═════ Available data ═════

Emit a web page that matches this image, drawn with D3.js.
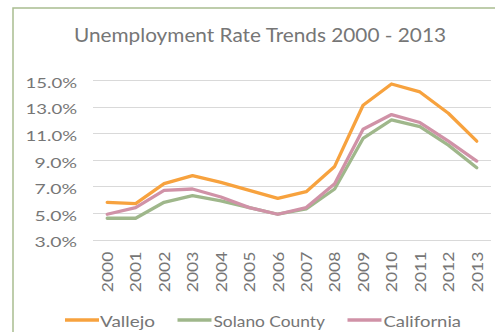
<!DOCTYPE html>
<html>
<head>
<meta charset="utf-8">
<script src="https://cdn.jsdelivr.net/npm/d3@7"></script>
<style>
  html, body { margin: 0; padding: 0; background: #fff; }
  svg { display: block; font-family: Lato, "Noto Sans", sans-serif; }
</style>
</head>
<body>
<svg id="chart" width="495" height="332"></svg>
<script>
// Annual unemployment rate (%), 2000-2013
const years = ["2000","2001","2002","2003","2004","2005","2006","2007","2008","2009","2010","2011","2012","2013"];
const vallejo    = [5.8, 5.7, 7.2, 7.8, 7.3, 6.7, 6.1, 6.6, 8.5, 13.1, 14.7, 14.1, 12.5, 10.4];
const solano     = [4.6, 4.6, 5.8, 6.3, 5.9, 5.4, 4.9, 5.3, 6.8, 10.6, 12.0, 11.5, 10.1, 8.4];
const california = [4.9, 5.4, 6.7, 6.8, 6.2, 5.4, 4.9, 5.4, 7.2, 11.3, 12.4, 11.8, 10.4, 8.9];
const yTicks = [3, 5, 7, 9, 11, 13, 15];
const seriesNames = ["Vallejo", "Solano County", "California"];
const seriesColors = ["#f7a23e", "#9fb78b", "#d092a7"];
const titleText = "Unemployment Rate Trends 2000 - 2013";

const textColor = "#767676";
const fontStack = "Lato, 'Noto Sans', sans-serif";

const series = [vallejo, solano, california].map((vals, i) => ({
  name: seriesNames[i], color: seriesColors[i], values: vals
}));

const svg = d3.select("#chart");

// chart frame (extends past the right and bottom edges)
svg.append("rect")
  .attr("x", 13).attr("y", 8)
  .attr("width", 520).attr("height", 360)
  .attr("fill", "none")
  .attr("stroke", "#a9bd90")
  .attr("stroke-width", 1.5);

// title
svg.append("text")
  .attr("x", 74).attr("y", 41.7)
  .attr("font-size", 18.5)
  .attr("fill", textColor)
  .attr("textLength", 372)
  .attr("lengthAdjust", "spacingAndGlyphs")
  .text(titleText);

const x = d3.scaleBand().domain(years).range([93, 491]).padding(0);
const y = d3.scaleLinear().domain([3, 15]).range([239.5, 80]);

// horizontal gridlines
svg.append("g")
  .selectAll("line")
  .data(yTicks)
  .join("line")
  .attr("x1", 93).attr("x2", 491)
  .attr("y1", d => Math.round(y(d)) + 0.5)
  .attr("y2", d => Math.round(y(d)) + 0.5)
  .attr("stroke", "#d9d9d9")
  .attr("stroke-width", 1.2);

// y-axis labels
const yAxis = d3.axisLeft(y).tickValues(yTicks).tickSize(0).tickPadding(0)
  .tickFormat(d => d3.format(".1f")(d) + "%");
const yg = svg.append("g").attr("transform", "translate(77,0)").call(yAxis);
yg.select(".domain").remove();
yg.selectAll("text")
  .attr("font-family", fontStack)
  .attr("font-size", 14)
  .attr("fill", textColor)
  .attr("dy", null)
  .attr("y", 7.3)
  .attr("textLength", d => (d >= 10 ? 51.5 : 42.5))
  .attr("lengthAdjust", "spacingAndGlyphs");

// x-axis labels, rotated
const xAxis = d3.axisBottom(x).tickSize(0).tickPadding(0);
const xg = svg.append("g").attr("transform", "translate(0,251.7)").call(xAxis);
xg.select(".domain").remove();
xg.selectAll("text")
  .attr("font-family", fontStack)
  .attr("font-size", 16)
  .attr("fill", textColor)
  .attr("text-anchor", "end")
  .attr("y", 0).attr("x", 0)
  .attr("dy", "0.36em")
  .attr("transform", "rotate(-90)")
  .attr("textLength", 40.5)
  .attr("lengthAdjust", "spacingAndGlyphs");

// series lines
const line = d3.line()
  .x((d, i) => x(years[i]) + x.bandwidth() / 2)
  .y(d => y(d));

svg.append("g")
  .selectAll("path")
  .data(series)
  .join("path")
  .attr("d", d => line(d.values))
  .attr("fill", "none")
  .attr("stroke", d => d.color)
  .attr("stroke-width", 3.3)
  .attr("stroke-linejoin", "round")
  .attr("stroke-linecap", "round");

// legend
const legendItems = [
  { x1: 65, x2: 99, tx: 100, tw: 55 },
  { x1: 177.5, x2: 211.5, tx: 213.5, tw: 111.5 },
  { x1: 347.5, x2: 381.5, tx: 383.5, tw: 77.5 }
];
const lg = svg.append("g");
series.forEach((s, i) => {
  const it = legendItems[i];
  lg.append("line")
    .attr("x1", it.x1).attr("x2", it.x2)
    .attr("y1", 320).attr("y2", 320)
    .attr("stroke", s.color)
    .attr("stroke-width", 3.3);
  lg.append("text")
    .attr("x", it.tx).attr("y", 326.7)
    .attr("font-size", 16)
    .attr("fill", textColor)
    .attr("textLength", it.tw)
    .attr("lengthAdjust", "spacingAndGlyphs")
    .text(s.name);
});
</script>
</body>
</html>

═════
═════ Available data ═════

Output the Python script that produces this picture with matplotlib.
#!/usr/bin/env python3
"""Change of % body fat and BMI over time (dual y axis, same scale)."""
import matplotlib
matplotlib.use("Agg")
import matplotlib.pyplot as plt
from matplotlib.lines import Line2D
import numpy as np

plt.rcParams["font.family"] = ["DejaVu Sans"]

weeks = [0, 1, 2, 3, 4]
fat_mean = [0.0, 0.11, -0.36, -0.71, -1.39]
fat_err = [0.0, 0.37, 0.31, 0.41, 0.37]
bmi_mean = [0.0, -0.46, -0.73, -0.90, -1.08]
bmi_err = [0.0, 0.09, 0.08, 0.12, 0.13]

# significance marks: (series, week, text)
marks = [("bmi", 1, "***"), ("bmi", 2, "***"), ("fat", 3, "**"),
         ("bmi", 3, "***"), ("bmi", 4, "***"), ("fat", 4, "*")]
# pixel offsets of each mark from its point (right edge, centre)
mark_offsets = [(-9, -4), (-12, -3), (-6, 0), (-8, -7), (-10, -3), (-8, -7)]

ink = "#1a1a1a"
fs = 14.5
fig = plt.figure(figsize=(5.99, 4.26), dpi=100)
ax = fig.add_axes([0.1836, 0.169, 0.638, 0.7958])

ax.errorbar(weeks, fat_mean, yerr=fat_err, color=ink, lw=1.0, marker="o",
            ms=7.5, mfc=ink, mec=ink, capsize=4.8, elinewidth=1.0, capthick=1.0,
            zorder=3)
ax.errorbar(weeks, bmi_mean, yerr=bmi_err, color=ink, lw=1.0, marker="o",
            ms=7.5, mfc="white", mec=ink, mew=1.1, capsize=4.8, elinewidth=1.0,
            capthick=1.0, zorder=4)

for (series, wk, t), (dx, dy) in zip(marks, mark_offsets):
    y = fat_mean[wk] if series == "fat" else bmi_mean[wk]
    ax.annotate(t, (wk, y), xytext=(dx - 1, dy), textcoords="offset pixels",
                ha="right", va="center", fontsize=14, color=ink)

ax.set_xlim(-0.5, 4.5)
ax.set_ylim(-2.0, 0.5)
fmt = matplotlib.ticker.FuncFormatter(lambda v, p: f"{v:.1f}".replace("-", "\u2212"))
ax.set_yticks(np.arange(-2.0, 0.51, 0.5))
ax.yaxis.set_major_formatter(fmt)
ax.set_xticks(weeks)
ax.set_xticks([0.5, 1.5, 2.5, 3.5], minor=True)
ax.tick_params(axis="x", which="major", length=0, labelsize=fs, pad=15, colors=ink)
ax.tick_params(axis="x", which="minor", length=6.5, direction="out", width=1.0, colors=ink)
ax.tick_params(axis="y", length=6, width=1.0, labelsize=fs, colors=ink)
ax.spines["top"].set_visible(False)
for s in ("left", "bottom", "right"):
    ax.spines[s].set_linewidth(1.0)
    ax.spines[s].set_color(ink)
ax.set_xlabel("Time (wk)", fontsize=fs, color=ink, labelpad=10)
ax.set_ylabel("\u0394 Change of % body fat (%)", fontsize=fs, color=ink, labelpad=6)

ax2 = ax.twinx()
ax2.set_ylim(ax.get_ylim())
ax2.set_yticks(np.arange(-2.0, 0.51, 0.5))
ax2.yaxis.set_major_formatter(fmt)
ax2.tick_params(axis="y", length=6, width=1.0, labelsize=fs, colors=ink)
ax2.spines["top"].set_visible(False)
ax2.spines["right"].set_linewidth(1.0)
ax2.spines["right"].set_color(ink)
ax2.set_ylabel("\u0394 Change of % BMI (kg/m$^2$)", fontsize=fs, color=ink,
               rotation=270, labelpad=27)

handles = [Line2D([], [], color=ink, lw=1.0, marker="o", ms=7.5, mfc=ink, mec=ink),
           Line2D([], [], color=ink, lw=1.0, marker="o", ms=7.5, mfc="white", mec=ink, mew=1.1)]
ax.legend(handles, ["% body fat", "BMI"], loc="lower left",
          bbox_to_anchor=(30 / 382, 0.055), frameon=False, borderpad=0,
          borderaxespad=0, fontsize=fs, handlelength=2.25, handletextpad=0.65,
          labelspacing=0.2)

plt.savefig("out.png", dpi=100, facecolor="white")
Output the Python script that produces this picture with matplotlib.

═════

Aim of the exercise: Scan the material above and determine how many lines include the word "script"; report only the number.

Solved problem: 5